Walker was tried and convicted of Eleanor Graham's murder. He was incarcerated at United States Penitentiary, Victorville, in California. Although Walker never testified, the defense claimed that he and Stearns were attempting to return the Sea Wind to Hawaii with the Iola in tow, but the Iola ran aground on the reef as they exited the lagoon and had to be abandoned. During the voyage back to Hawaii, the defense claimed, a large swordfish damaged the Sea Winds hull below the waterline, necessitating her repair and subsequent repainting and renaming.

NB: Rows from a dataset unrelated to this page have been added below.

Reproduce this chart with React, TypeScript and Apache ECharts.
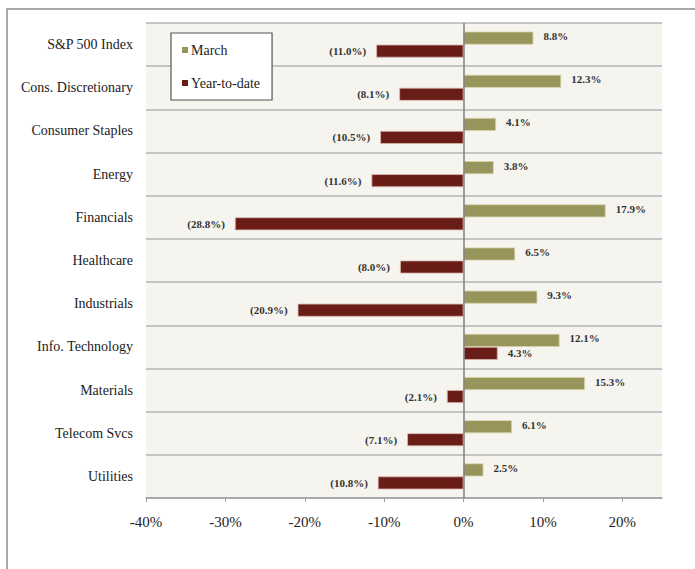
import React, { useEffect, useRef } from "react";
import * as echarts from "echarts";

const categories = [
  "S&P 500 Index",
  "Cons. Discretionary",
  "Consumer Staples",
  "Energy",
  "Financials",
  "Healthcare",
  "Industrials",
  "Info. Technology",
  "Materials",
  "Telecom Svcs",
  "Utilities",
];
const marchValues = [8.8, 12.3, 4.1, 3.8, 17.9, 6.5, 9.3, 12.1, 15.3, 6.1, 2.5];
const ytdValues = [-11.0, -8.1, -10.5, -11.6, -28.8, -8.0, -20.9, 4.3, -2.1, -7.1, -10.8];
const xTicks = { min: -40, max: 25, interval: 10 };

const FONT = '"Liberation Serif", "Times New Roman", serif';

const fmt = (v: number) => (v < 0 ? `(${Math.abs(v).toFixed(1)}%)` : `${v.toFixed(1)}%`);

export default function App() {
  const ref = useRef<HTMLDivElement>(null);
  useEffect(() => {
    if (!ref.current) return;
    const chart = echarts.init(ref.current, undefined, { renderer: "svg" });
    chart.setOption({
      animation: false,
      backgroundColor: "#ffffff",
      textStyle: { fontFamily: FONT },
      graphic: [
        {
          type: "rect",
          shape: { x: 7, y: 9, width: 720, height: 600 },
          style: { fill: "none", stroke: "#a8a8a8", lineWidth: 2 },
          silent: true,
        },
      ],
      legend: {
        orient: "vertical",
        left: 171,
        top: 33,
        backgroundColor: "#ffffff",
        borderColor: "#555555",
        borderWidth: 1.2,
        padding: [10, 12, 10, 11],
        itemGap: 19,
        itemWidth: 6,
        itemHeight: 6,
        icon: "rect",
        itemStyle: { borderWidth: 0 },
        textStyle: { fontFamily: FONT, fontSize: 14, color: "#222", padding: [0, 0, 0, -2] },
        data: ["March", "Year-to-date"],
      },
      grid: {
        left: 146,
        right: 33,
        top: 23,
        bottom: 71,
        show: true,
        backgroundColor: "#f5f4ee",
        borderWidth: 0,
      },
      xAxis: {
        type: "value",
        min: xTicks.min,
        max: xTicks.max,
        interval: xTicks.interval,
        axisLine: { show: true, lineStyle: { color: "#a0a0a0", width: 1.5 } },
        axisTick: { show: true, length: 4, lineStyle: { color: "#a0a0a0" } },
        splitLine: { show: false },
        axisLabel: {
          formatter: (v: number) => `${v}%`,
          showMaxLabel: false,
          fontFamily: FONT,
          fontSize: 15,
          color: "#222",
          margin: 16,
        },
      },
      yAxis: {
        type: "category",
        inverse: true,
        data: categories,
        axisLine: { show: false, onZero: false },
        axisTick: { show: false },
        splitLine: { show: true, lineStyle: { color: "#b4b4b4", width: 1.5 } },
        axisLabel: {
          fontFamily: FONT,
          fontSize: 14,
          color: "#222",
          margin: 13,
          padding: [3, 0, 0, 0],
        },
      },
      series: [
        {
          name: "March",
          type: "bar",
          data: marchValues,
          barWidth: 13,
          barGap: "0%",
          itemStyle: { color: "#97955b", borderColor: "#d6d4a8", borderWidth: 0.8 },
          label: {
            show: true,
            position: "right",
            distance: 10,
            offset: [0, -2],
            formatter: (p: any) => fmt(p.value),
            fontFamily: FONT,
            fontSize: 11,
            fontWeight: "bold",
            color: "#333",
          },
          markLine: {
            silent: true,
            symbol: "none",
            label: { show: false },
            lineStyle: { color: "#808080", width: 1.5, type: "solid" },
            data: [{ xAxis: 0 }],
          },
        },
        {
          name: "Year-to-date",
          type: "bar",
          data: ytdValues.map((v) => ({
            value: v,
            label: { position: v < 0 ? "left" : "right" },
          })),
          barWidth: 13,
          barGap: "0%",
          itemStyle: { color: "#6a1d17", borderColor: "#d9b8b0", borderWidth: 0.8 },
          label: {
            show: true,
            distance: 10,
            formatter: (p: any) => fmt(p.value),
            fontFamily: FONT,
            fontSize: 11,
            fontWeight: "bold",
            color: "#333",
          },
        },
      ],
    });
    return () => chart.dispose();
  }, []);
  return (
    <div
      ref={ref}
      style={{ position: "absolute", left: 0, top: 0, width: 695, height: 569 }}
    />
  );
}
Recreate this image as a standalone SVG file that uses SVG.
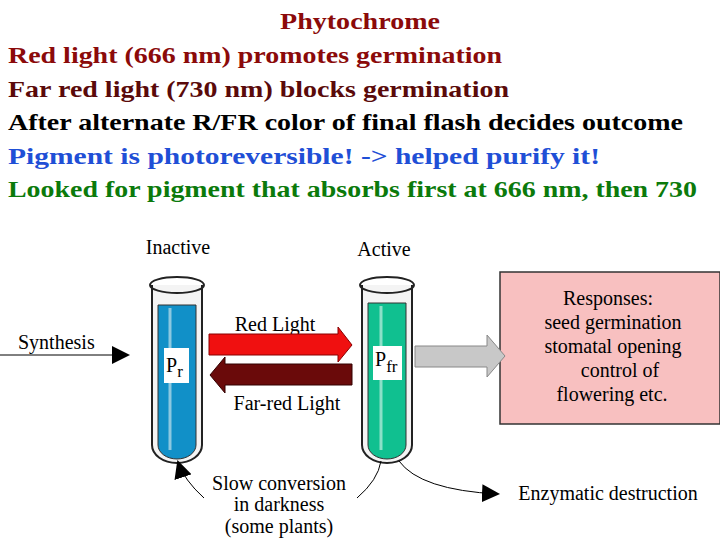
<svg xmlns="http://www.w3.org/2000/svg" width="720" height="540" viewBox="0 0 720 540">
<style>
.h{font-weight:bold;font-size:23px}
.d{font-size:20px;fill:#000}
.tube{stroke:#222;stroke-width:2;fill:#f4f4f4}
</style>
<defs>
<marker id="ah2" markerWidth="18" markerHeight="18" refX="16" refY="9" orient="auto" markerUnits="userSpaceOnUse"><path d="M0,0 L18,9 L0,18 z" fill="#000"/></marker>
</defs>
<rect width="720" height="540" fill="#fff"/>
<g font-family="'Liberation Serif', 'DejaVu Serif', serif">
<g id="title">
<text class="h" x="280" y="29" fill="#8b0a0a" textLength="160" lengthAdjust="spacingAndGlyphs">Phytochrome</text>
<text class="h" x="8" y="63" fill="#8b0a0a" textLength="494" lengthAdjust="spacingAndGlyphs">Red light (666 nm) promotes germination</text>
<text class="h" x="8" y="97" fill="#5a0a0a" textLength="501" lengthAdjust="spacingAndGlyphs">Far red light (730 nm) blocks germination</text>
<text class="h" x="8" y="130" fill="#000" textLength="675" lengthAdjust="spacingAndGlyphs">After alternate R/FR color of final flash decides outcome</text>
<text class="h" x="8" y="164" fill="#1f4fd6" textLength="592" lengthAdjust="spacingAndGlyphs">Pigment is photoreversible! -&gt; helped purify it!</text>
<text class="h" x="8" y="197" fill="#0b7a0b" textLength="689" lengthAdjust="spacingAndGlyphs">Looked for pigment that absorbs first at 666 nm, then 730</text>
</g>
<g id="tube-inactive">
<text class="d" x="178" y="254" text-anchor="middle">Inactive</text>
<path class="tube" d="M152,285 V445 a25,18 0 0 0 50,0 V285"/>
<ellipse cx="177" cy="285" rx="27" ry="8" fill="none" stroke="#222" stroke-width="2"/>
<path d="M158,305 V445 a19,14 0 0 0 38,0 V305 z" fill="#1190c8" stroke="#333"/>
<line x1="170" y1="308" x2="170" y2="450" stroke="#8cc8e0" stroke-width="3"/>
<rect x="164" y="348" width="25" height="35" fill="#fff"/>
<text class="d" x="166" y="372" font-size="21">P<tspan font-size="17" dy="5">r</tspan></text>
</g>
<g id="tube-active">
<text class="d" x="384" y="256" text-anchor="middle">Active</text>
<path class="tube" d="M362,285 V445 a25,18 0 0 0 50,0 V285"/>
<ellipse cx="387" cy="285" rx="27" ry="8" fill="none" stroke="#222" stroke-width="2"/>
<path d="M368,303 V445 a19,14 0 0 0 38,0 V303 z" fill="#10c090" stroke="#333"/>
<line x1="381" y1="306" x2="381" y2="450" stroke="#8ce0c8" stroke-width="3"/>
<rect x="373" y="346" width="29" height="34" fill="#fff"/>
<text class="d" x="375" y="366" font-size="21">P<tspan font-size="17" dy="6">fr</tspan></text>
</g>
<g id="responses">
<rect x="500" y="272" width="220" height="152" fill="#f8c0c0" stroke="#333" stroke-width="1.5"/>
<text class="d" x="608" y="305" text-anchor="middle">Responses:</text>
<text class="d" x="613" y="329" text-anchor="middle">seed germination</text>
<text class="d" x="613" y="353" text-anchor="middle">stomatal opening</text>
<text class="d" x="620" y="377" text-anchor="middle">control of</text>
<text class="d" x="612" y="401" text-anchor="middle">flowering etc.</text>
</g>
<g id="labels">
<text class="d" x="18" y="349">Synthesis</text>
<text class="d" x="275" y="331" text-anchor="middle">Red Light</text>
<text class="d" x="287" y="410" text-anchor="middle">Far-red Light</text>
<text class="d" x="279" y="490" text-anchor="middle">Slow conversion</text>
<text class="d" x="279" y="511" text-anchor="middle">in darkness</text>
<text class="d" x="279" y="533" text-anchor="middle">(some plants)</text>
<text class="d" x="608" y="500" text-anchor="middle">Enzymatic destruction</text>
</g>
</g>
<g id="connectors">
<line x1="0" y1="355" x2="128" y2="355" stroke="#000" stroke-width="1" marker-end="url(#ah2)"/>
<path d="M209,334 H338 V327 L352,345 L338,362 V355 H209 z" fill="#f01010" stroke="#800" stroke-width="1"/>
<path d="M352,364 H225 V357 L210,375 L225,393 V385 H352 z" fill="#6a0a0a" stroke="#300" stroke-width="1"/>
<path d="M415,346 H487 V335 L505,356 L487,377 V367 H415 z" fill="#c8c8c8" stroke="#888" stroke-width="1"/>
<path d="M204,498 Q184,480 178,462" fill="none" stroke="#000" stroke-width="1" marker-end="url(#ah2)"/>
<path d="M357,498 Q378,480 381,461" fill="none" stroke="#000" stroke-width="1"/>
<path d="M399,461 Q420,490 498,494" fill="none" stroke="#000" stroke-width="1" marker-end="url(#ah2)"/>
</g>
</svg>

Stephanie Stearns was tried separately in the United States District Court for the Northern District of California in San Francisco. After Bugliosi argued that Walker had committed the Palmyra murders himself without Stearns's participation or knowledge, and following her testimony at the trial, the jury returned a verdict of not guilty. Bugliosi spends much of the book emphasizing the complexity of his legal work on the case and his surprise at Stearns's lack of gratitude after the verdict.

==Aftermath==
The book was adapted into the 1991 television film And the Sea Will Tell, directed by Tommy Lee Wallace, which aired on CBS as a 4-hour film. Part 1 aired on February 24, and Part 2 was aired two days later.

The trial lawyer who represented Walker, Earle Partington, sued Bugliosi for defamation, claiming that both the book and the docudrama portrayed Partington in a negative light. The court found for Bugliosi, ruling that this was his protected opinion.

Walker was released on parole in September 2007 at the age of 69, after serving 22 years of a life sentence, and died of a stroke on April 26, 2010, at the age of 72. Prior to his death, Walker had been living in a trailer home in Willits, California. Walker (writing as Wesley G. Walker) claimed in a book about the case that he had been seduced by Mrs. Graham and, in the midst of sex, had been caught by Mr. Graham, who shot his wife and attempted to shoot Walker. Malcolm Graham's body has never been found.